When To Use ‘Dad Voice’

When To Use ‘Dad Voice’

The paradox of parenting is that you can perform all the functions and still feel like an imposter. Changing diapers, playing peekaboo, giving piggyback rides — it can all seem like play acting. Then comes the moment when you become a real dad. One day, you’ll be hanging out with your kid, open your mouth and produce a Dad Voice. Like a patronus, it will gallop across the air and freeze its target in his tiny toddler tracks.

Dad Voice is loud without shouting, instructional but not hectoring. When using the Dad Voice, you are not a screaming maniac. You are not unhinged. Instead, you are insistent and unyielding — perhaps setting expectations of a search of various kinds of houses.

Use your diaphragm to boost the decibels and broadcast like a bullhorn. Clip your syllables. Don’t get wordy or witty — it’s not what you say, it’s how you say it. Besides, this is no time for tomfoolery.

When to deploy the Dad Voice? Here are a few scenarios.

Impromptu Toddler Mosh Pits

When too many kids get together in too small a space, something terrifying happens. A feedback loop of energy is generated by pheromones or underdeveloped frontal lobes or glazed doughnuts. There’s shrieking and squealing and horseplay. Occasionally, that horseplay breaks out of the corral and stampedes over everything in its path.

Squirming groups of flailing toddlers cannot be reasoned with. They cannot be calmed by speaking sweetly about playing nicely. They know only boisterous destruction that ends in tears. And there’s only one way to produce a record-scratch freeze frame long enough to redirect their energy: Dad Voice.

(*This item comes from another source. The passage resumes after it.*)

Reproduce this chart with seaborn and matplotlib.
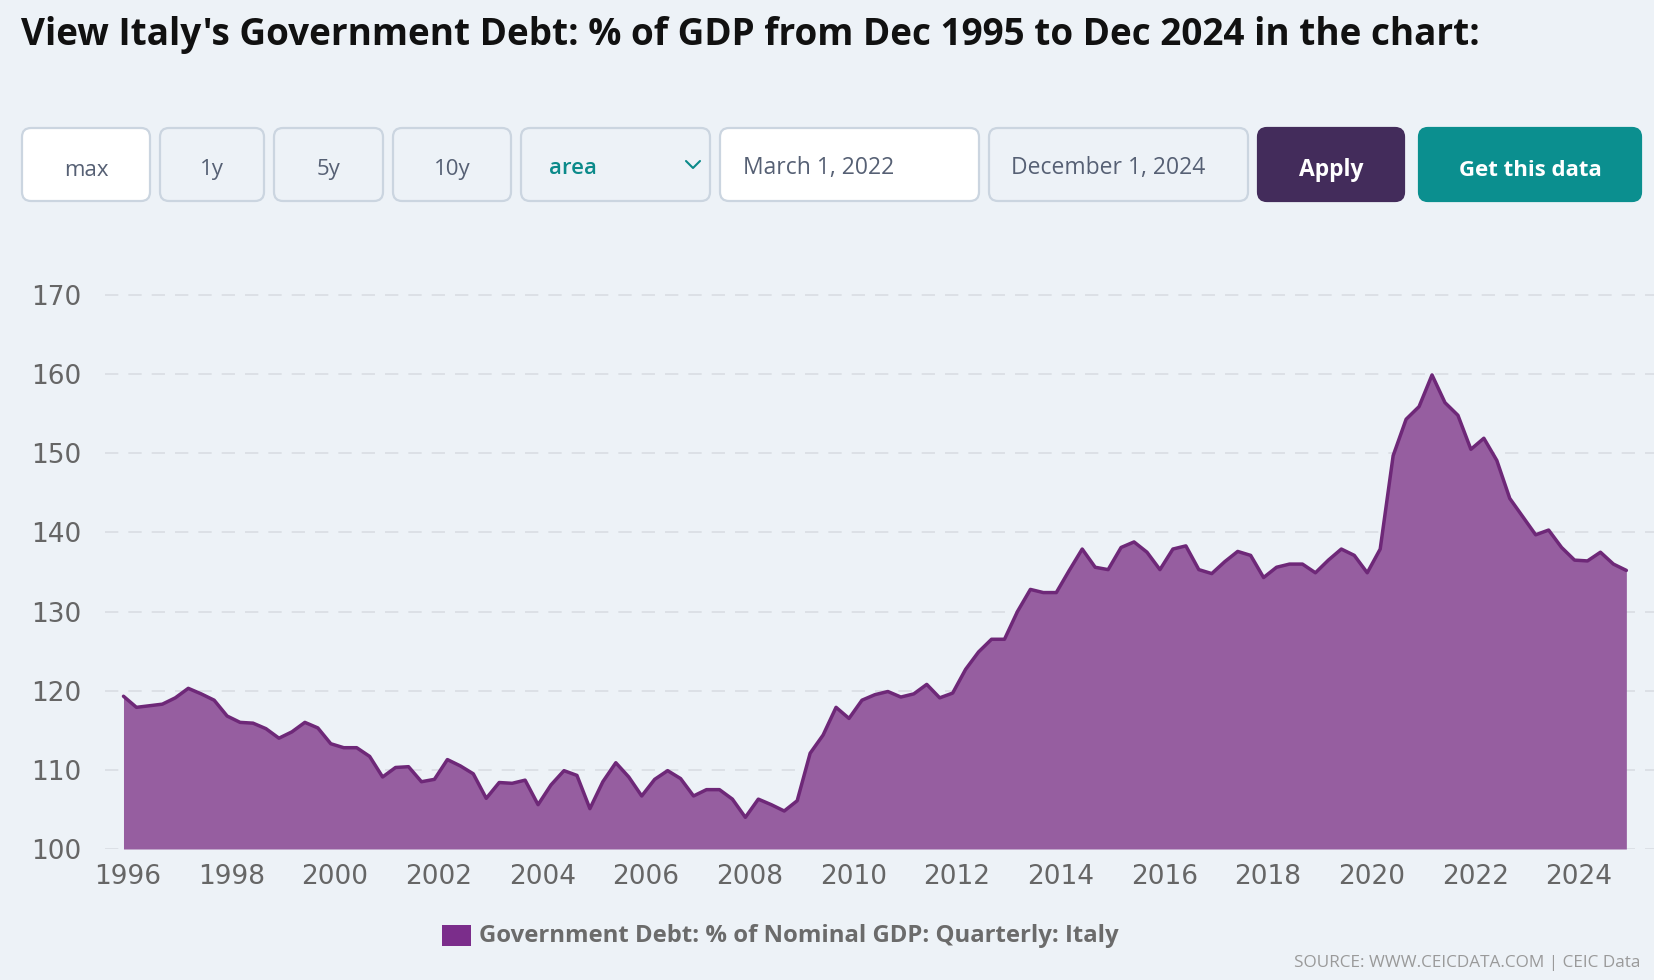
import matplotlib
matplotlib.use("Agg")
import matplotlib.pyplot as plt
from matplotlib.patches import FancyBboxPatch, Rectangle
import numpy as np
import pandas as pd
import seaborn as sns

# Italy: Government Debt, % of nominal GDP, quarterly, Dec 1995 .. Dec 2024
debt_pct = [
    119.3, 117.9, 118.1, 118.3, 119.1, 120.3, 119.6, 118.8, 116.8, 116.0,
    115.9, 115.2, 114.0, 114.8, 116.0, 115.3, 113.3, 112.8, 112.8, 111.7,
    109.1, 110.3, 110.4, 108.5, 108.8, 111.3, 110.5, 109.5, 106.4, 108.4,
    108.3, 108.7, 105.6, 108.1, 109.9, 109.3, 105.1, 108.5, 110.9, 109.1,
    106.7, 108.8, 109.9, 108.9, 106.7, 107.5, 107.5, 106.3, 104.0, 106.3,
    105.6, 104.8, 106.1, 112.1, 114.4, 117.9, 116.5, 118.8, 119.5, 119.9,
    119.2, 119.6, 120.8, 119.1, 119.7, 122.7, 124.9, 126.5, 126.5, 130.0,
    132.8, 132.4, 132.4, 135.2, 137.9, 135.6, 135.3, 138.1, 138.8, 137.5,
    135.3, 137.9, 138.3, 135.3, 134.8, 136.3, 137.6, 137.1, 134.3, 135.6,
    136.0, 136.0, 134.9, 136.5, 137.9, 137.1, 134.9, 137.9, 149.7, 154.3,
    155.9, 159.9, 156.4, 154.8, 150.5, 151.9, 149.1, 144.3, 142.0, 139.7,
    140.3, 138.1, 136.5, 136.4, 137.5, 136.0, 135.2,
]
start_year = 1995 + 11 / 12  # December 1995
year_pos = [start_year + 0.25 * i for i in range(len(debt_pct))]

y_ticks = [100, 110, 120, 130, 140, 150, 160, 170]
x_ticks = list(range(1996, 2025, 2))

title = "View Italy's Government Debt: % of GDP from Dec 1995 to Dec 2024 in the chart:"
buttons = ["max", "1y", "5y", "10y"]
date_from = "March 1, 2022"
date_to = "December 1, 2024"
series_name = "Government Debt: % of Nominal GDP: Quarterly: Italy"
source = "SOURCE: WWW.CEICDATA.COM | CEIC Data"

df = pd.DataFrame({"year": year_pos, "value": debt_pct})

W, H = 1654, 980
BG = "#edf2f7"
BORDER = "#cbd5e0"
TXT = "#566074"

sns.set_theme(style="white")
plt.rcParams["font.family"] = ["Open Sans", "DejaVu Sans"]

fig = plt.figure(figsize=(W / 100, H / 100), dpi=100, facecolor=BG)

# page layer in pixel coordinates
page = fig.add_axes([0, 0, 1, 1])
page.set_xlim(0, W)
page.set_ylim(H, 0)
page.axis("off")
page.set_facecolor(BG)

page.text(21, 35, title, fontsize=26.6, fontweight="bold", color="#111111",
          va="center", ha="left")


def box(x0, x1, face, edge=BORDER):
    page.add_patch(FancyBboxPatch((x0, 128), x1 - x0, 73,
                                  boxstyle="round,pad=0,rounding_size=9",
                                  facecolor=face, edgecolor=edge, linewidth=1.6))


btn_spans = [(22, 150), (160, 264), (274, 383), (393, 511)]
for label, (x0, x1) in zip(buttons, btn_spans):
    box(x0, x1, "white" if label == "max" else BG)
    page.text((x0 + x1) / 2, 170, label, fontsize=16, color=TXT,
              ha="center", va="center")

box(521, 710, BG)
page.text(549, 168, "area", fontsize=16, fontweight="semibold", color="#0b8a8a",
          ha="left", va="center")
page.plot([686, 693, 700], [161, 168, 161], color="#0b8a8a", lw=1.5)

box(720, 979, "white")
page.text(743, 168, date_from, fontsize=16.5, color=TXT, ha="left", va="center")
box(989, 1248, BG)
page.text(1011, 168, date_to, fontsize=16.5, color=TXT, ha="left", va="center")

box(1258, 1404, "#432c5b", edge="#432c5b")
page.text(1331, 170, "Apply", fontsize=16.5, fontweight="bold", color="white",
          ha="center", va="center")
box(1419, 1641, "#0b8f8f", edge="#0b8f8f")
page.text(1530, 170, "Get this data", fontsize=16, fontweight="bold", color="white",
          ha="center", va="center")

# chart
y_lo, y_hi = 100, 172
left, right = 105, 1654
bottom_px = 849
top_px = bottom_px - (y_hi - y_lo) * (849 - 295) / 70
ax = fig.add_axes([left / W, 1 - bottom_px / H, (right - left) / W,
                   (bottom_px - top_px) / H])
ax.set_facecolor("none")

ax.fill_between(df["year"], df["value"], y_lo, color="#965ea0", lw=0, zorder=2)
sns.lineplot(data=df, x="year", y="value", ax=ax, color="#6e2878", lw=2.5, zorder=3)

ax.set_xlim(1995.56, 2025.45)
ax.set_ylim(y_lo, y_hi)
ax.set_yticks(y_ticks)
ax.set_xticks(x_ticks)
ax.set_xticklabels([str(t) for t in x_ticks])
ax.set_xlabel("")
ax.set_ylabel("")
ax.grid(axis="y", color="#d9dde3", lw=1.2, linestyle=(0, (8, 6)), zorder=1)
ax.grid(axis="x", visible=False)
for s in ax.spines.values():
    s.set_visible(False)
ax.tick_params(axis="both", length=0, labelsize=19, labelcolor="#666666")
for lab in ax.get_xticklabels() + ax.get_yticklabels():
    lab.set_fontfamily("DejaVu Sans")
ax.tick_params(axis="y", pad=17)
ax.tick_params(axis="x", pad=11)

# legend and source
page.add_patch(Rectangle((442, 925), 29, 21, facecolor="#7b2d8b", edgecolor="none"))
page.text(479, 936, series_name, fontsize=17.2, fontweight="bold", color="#6b6b6b",
          ha="left", va="center")
page.text(1640, 963, source, fontsize=12.3, color="#9a9a9a", ha="right", va="center")

fig.savefig("out.png", dpi=100, facecolor=BG)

In The Presence of Fragile Objects

How often have I been hoodwinked by a “things to do” calendar? Too many times. Desperate to fill waking weekend hours, I turn to the internet, which assures me that a local art museum’s event has plenty of “activities for children”. We arrive to a scene of broken crayons and photocopied colouring book pages, placed precariously close to million-dollar vases.

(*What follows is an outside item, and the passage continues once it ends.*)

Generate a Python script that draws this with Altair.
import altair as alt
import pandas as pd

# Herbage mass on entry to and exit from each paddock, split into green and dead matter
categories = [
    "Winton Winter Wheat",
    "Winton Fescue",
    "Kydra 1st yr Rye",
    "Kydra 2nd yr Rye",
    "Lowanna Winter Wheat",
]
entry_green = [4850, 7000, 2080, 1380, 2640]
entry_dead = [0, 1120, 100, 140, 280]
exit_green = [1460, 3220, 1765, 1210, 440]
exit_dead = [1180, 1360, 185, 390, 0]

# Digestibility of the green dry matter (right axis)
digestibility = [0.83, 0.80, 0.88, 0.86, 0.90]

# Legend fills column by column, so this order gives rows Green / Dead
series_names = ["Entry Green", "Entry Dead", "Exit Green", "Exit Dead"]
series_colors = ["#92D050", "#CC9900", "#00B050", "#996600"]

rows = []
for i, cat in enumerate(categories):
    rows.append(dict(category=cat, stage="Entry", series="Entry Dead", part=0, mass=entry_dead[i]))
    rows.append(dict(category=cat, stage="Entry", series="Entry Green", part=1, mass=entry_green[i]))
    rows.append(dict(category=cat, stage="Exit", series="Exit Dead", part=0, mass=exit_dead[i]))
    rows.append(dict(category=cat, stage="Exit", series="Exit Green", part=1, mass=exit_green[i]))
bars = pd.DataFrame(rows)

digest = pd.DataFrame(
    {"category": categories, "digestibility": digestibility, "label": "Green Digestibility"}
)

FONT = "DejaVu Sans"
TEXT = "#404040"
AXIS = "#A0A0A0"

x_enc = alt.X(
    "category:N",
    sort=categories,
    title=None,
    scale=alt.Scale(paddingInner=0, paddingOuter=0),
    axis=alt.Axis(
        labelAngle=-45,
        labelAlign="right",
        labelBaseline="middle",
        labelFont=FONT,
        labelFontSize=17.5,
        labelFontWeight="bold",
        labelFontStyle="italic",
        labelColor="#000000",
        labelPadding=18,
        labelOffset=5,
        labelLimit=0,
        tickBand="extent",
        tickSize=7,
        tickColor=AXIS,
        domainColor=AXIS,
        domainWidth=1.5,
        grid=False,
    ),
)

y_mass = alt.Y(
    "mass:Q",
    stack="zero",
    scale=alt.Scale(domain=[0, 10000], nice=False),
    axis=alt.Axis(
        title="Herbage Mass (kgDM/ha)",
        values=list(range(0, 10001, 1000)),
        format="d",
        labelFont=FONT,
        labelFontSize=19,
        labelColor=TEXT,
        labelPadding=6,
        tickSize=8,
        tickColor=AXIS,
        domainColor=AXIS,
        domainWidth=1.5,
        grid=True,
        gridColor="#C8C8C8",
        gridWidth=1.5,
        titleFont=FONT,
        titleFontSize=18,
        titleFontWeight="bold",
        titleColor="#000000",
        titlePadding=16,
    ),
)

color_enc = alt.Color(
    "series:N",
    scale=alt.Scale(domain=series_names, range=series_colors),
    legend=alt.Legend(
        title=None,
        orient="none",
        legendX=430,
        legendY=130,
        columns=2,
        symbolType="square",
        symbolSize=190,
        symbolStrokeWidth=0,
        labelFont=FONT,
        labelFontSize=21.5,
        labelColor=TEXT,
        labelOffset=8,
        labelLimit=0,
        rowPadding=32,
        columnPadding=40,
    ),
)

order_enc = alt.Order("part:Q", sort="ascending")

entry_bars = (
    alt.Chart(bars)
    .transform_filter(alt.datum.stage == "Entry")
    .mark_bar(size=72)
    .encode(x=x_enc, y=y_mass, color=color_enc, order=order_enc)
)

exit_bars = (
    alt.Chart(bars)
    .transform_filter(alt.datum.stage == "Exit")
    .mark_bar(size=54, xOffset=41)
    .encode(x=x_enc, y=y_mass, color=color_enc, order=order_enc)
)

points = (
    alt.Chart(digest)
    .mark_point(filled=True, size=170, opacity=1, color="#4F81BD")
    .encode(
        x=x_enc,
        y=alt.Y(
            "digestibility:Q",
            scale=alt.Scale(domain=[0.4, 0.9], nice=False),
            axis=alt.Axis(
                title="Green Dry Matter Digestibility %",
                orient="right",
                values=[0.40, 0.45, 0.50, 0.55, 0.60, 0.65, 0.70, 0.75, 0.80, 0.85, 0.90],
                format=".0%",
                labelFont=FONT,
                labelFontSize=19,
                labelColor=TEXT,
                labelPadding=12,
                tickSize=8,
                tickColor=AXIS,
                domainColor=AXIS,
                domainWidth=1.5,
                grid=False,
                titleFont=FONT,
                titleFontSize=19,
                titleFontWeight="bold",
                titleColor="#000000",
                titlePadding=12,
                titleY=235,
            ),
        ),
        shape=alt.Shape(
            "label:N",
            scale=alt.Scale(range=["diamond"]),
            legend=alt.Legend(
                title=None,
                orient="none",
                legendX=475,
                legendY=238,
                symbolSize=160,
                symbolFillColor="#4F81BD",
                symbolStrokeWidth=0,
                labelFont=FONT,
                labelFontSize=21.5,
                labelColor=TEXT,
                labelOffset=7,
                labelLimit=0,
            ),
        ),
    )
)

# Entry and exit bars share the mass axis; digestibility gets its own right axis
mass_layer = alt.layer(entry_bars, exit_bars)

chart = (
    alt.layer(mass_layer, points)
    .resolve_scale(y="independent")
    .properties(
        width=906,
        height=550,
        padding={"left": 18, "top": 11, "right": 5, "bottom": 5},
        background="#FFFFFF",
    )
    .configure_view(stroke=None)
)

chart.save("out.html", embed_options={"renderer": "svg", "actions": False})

Suddenly every dollar I’ve ever worked for is in jeopardy — all can be wiped out by an enthusiastic tantrum in a roomful of priceless objects.

This requires the Preemptive Dad Voice. Long before any reckless behaviour is displayed, the Dad Voice may be used in a modified way to describe the importance of best behaviour and the severity of the punishment should any reckless behaviour occur.

Preemptive Dad Voice is deadly quiet and accompanied by an unblinking stare. Your kids have heard it well if they move through the delicate items slowly and dreamily, like Stockholm syndrome captives.

Pedestrian and Bicycle Safety

As soon as your kids learn to walk, they will be drawn to the street like wildebeests crossing a crocodile-infested river. To kids, cars are shiny, light and magical. They vroom down wide, smooth tracks, perfect for play. So when your preschooler sprints toward the curb, it’s not time for a friendly reminder about walking feet. It’s time for a full-throated “Stop!” delivered in Dad Voice.

It’s ok to use Dad Voice on drivers as well. Last spring, my daughter and I were riding bikes to school. Suddenly, some jackass in an Audi took a corner fast enough that the car’s tail end spun out. As he gunned it down the block toward us, I threw my arms out wide and Dad Voiced, “Hey! Slow down!” Turned out I was doing the work of someone else’s dad. The driver was a smooth-faced teenager with dumb hair. Damn kids.

Interacting With Dangerous Animals

One afternoon, three beagle-sized raccoons walked into my front yard. I shouted something like, “Hey raccoons! Get out of here!” They just looked at me. I stepped off the porch and repeated myself. As they shuffled across the street, one glanced back at me with a dirty look on his face, like an Audi-driving teenager.

Whether it’s a strange dog wandering the neighbourhood or a coyote on a hiking trail, you and your kids will have an animal encounter someday. Yes, you work in an office and play video games in your free time, but a mangy coyote doesn’t know that.

To him, you are an apex predator. Act like it! Even when you’re faced with something apexier. I’ve never met a black bear in the woods, but they say you should make yourself look big and yell at it. Do not do this with a grizzly! Unlike Leo, you will die and fail to receive an Oscar. Not sure which is which? Educate yourself.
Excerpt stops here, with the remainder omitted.